**Data for this task:**

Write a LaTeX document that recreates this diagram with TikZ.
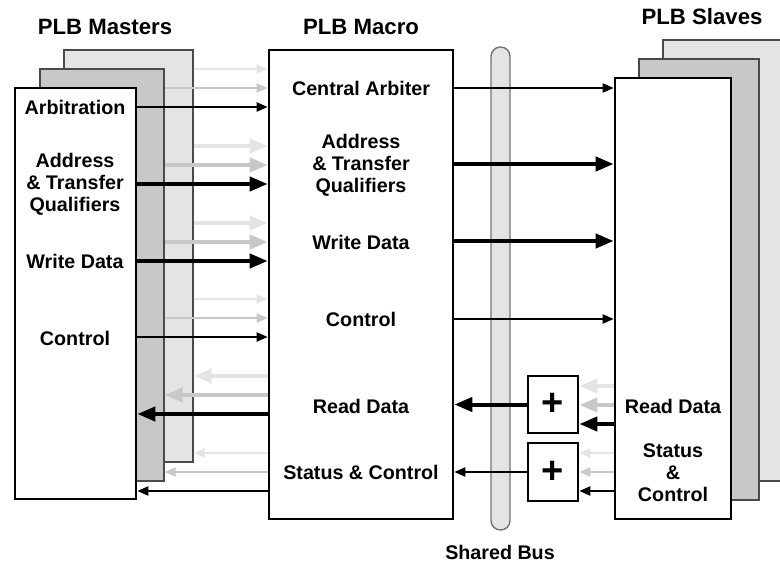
\documentclass[tikz,border=0pt]{standalone}
\usepackage{fontspec}
\setmainfont{Liberation Sans}
\usetikzlibrary{arrows.meta,fit}
\definecolor{pale}{HTML}{E4E4E4}
\definecolor{mid}{HTML}{C8C8C8}
\definecolor{edge}{HTML}{4A4A4A}
\tikzset{
  unit/.style={inner sep=0pt, draw, line width=1.3pt, fill=white},
  layer/.style={inner sep=0pt, draw=edge, line width=0.7pt, fill=#1},
  bus/.style={inner sep=0pt, draw=black!55, line width=0.7pt, fill=pale, rounded corners=4.7pt},
  wire/.style={line width=1pt, -{Triangle[length=5.5pt,width=4.5pt]}},
  fatwire/.style={line width=2pt, -{Triangle[length=9pt,width=7pt]}},
  lbl/.style={font=\fontsize{9.85}{11}\selectfont\bfseries, align=center},
  ttl/.style={font=\fontsize{11.1}{13}\selectfont\bfseries},
  sumfont/.style={font=\fontsize{19}{19}\selectfont\bfseries, inner sep=0pt}
}
\begin{document}
\begin{tikzpicture}[x=0.5pt, y=-0.5pt]
  \clip (0,0) rectangle (780,562);
  % masters
  \node[layer=pale, fit={(64,50) (193,462)}] (mback) {};
  \node[layer=mid, fit={(40,69) (164,481)}] (mmid) {};
  \node[unit, fit={(15,88) (136,499)}] (mfront) {};
  % slaves
  \node[layer=pale, fit={(663,40) (800,481)}] (sback) {};
  \node[layer=mid, fit={(639,59) (759,500)}] (smid) {};
  \node[unit, fit={(615,78) (731,519)}] (sfront) {};
  % macro, bus, or-gates
  \node[unit, fit={(269,50) (453,519)}] (macro) {};
  \node[bus, fit={(491,47) (510,530)}] (bus) {};
  \node[unit, fit={(528,376) (578,433)}] (sum1) {};
  \node[unit, fit={(528,443) (578,501)}] (sum2) {};
  \node[sumfont] (plus1) at (sum1.center) {+};
  \node[sumfont] (plus2) at (sum2.center) {+};

  % masters -> macro
  \foreach \y/\s in {107/wire, 184/fatwire, 261/fatwire, 337/wire} {
    \draw[\s, pale] (mback.east |- 0,\y-38) -- (macro.west |- 0,\y-38);
    \draw[\s, mid] (mmid.east |- 0,\y-19) -- (macro.west |- 0,\y-19);
    \draw[\s] (mfront.east |- 0,\y) -- (macro.west |- 0,\y);
  }
  % macro -> masters
  \foreach \y/\s in {414/fatwire, 491/wire} {
    \draw[\s, pale] (macro.west |- 0,\y-38) -- (mback.east |- 0,\y-38);
    \draw[\s, mid] (macro.west |- 0,\y-19) -- (mmid.east |- 0,\y-19);
    \draw[\s] (macro.west |- 0,\y) -- (mfront.east |- 0,\y);
  }
  % macro -> slaves
  \foreach \y/\s in {88/wire, 164/fatwire, 241/fatwire, 319/wire}
    \draw[\s] (macro.east |- 0,\y) -- (sfront.west |- 0,\y);
  % slaves -> or-gates -> macro
  \foreach \y/\s/\g in {424/fatwire/sum1, 491/wire/sum2} {
    \draw[\s, pale] (sfront.west |- 0,\y-38) -- (\g.east |- 0,\y-38);
    \draw[\s, mid] (sfront.west |- 0,\y-19) -- (\g.east |- 0,\y-19);
    \draw[\s] (sfront.west |- 0,\y) -- (\g.east |- 0,\y);
  }
  \draw[fatwire] (sum1.west) -- (macro.east |- sum1.west);
  \draw[wire] (sum2.west) -- (macro.east |- sum2.west);

  % titles
  \node[ttl] (tmast) at (105,27) {PLB Masters};
  \node[ttl] (tmacro) at (361,27) {PLB Macro};
  \node[ttl] (tslave) at (702,17) {PLB Slaves};
  \node[lbl] (tbus) at (500,552) {Shared Bus};

  % master labels
  \node[lbl] (marb) at (75,107) {Arbitration};
  \node[lbl] (maddr) at (75,184) {Address\\\& Transfer\\Qualifiers};
  \node[lbl] (mwr) at (75,261) {Write Data};
  \node[lbl] (mctl) at (75,338) {Control};
  % macro labels
  \node[lbl] (carb) at (361,88) {Central Arbiter};
  \node[lbl] (caddr) at (361,165) {Address\\\& Transfer\\Qualifiers};
  \node[lbl] (cwr) at (361,242) {Write Data};
  \node[lbl] (cctl) at (361,319) {Control};
  \node[lbl] (crd) at (361,406) {Read Data};
  \node[lbl] (cstat) at (361,472) {Status \& Control};
  % slave labels
  \node[lbl] (srd) at (673,406) {Read Data};
  \node[lbl] (sstat) at (673,473) {Status\\\&\\Control};
\end{tikzpicture}
\end{document}
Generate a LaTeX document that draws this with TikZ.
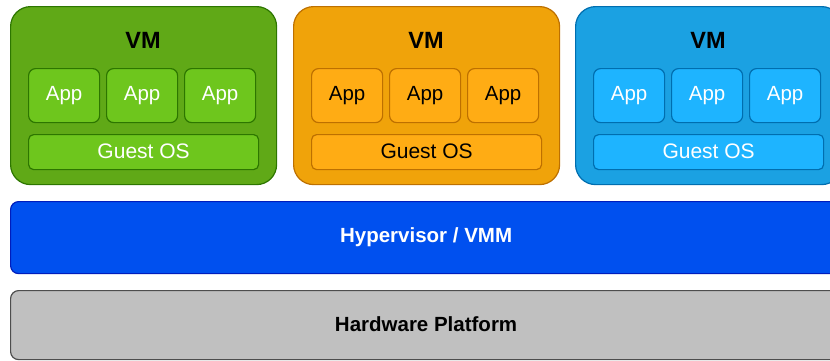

**To do:** How many lines in these entries contain the string "Write"? State the number and nothing more.

**Finished task:** 3